Sub-prime mortgages favored by borrowers with weak credit and little cash may prolong the housing slump.

March 12, 2007

CALIFORNIA'S HOUSING bubble and housing slump share a root cause: easy money. And the particular category of easy money that sustained the bubble for so long -- so-called sub-prime mortgages, which are designed for borrowers with weak credit and little cash on hand -- may also prolong the slump.

Generally, sub-prime mortgages carry higher fees and interest rates than prime loans. Often they feature adjustable rates and other options that keep payments low in the first few years of the loan. They make it easier for buyers to break into expensive markets such as Southern California; since 2003, 15% to 25% of the mortgages originated in California have been sub-prime.

But these loans have a dark side: The size of their payments can increase, sometimes steeply. When home prices are on the rise and credit is easily available, such spikes aren't as problematic; if the payments are too much, a homeowner can always refinance or sell (at a profit).

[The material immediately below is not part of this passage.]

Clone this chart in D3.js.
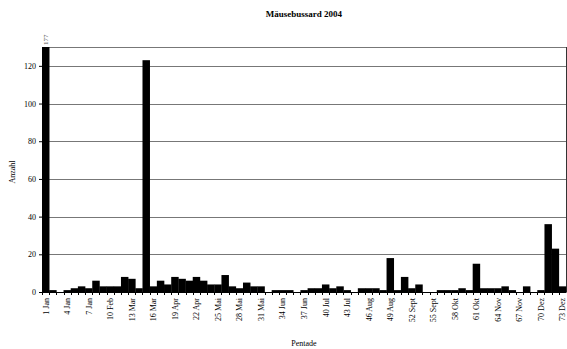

Or at least a homeowner could during the bubble. In a downturn, those options evaporate -- and many borrowers default.

In the fourth quarter of 2006, default notices rose to almost 40,000 -- their highest level in eight years. The pain could spread if rising defaults beget stricter lending practices and demand for housing slips, driving prices still lower.

Whether the sub-prime mess will initiate such a downward spiral -- or infect the real estate market more broadly -- remains to be seen.

Freddie Mac, which owns about $184 billion in bonds backed by sub-prime mortgages, recently announced that it was raising qualification requirements for the loans in which it invests. And five federal financial regulatory agencies have urged lenders to better explain the risks of adjustable-rate loans.

Economists from industry groups say the sub-prime crisis doesn't necessarily spell doom. Another view is that the housing market was in need of a correction and that a tightening of credit is just what the broker ordered. Either way, wobbles from large sub-prime lenders -- which include Irvine-based New Century Financial Corp. and Santa Monica-based Fremont General Corp. -- could put a damper on the local economy.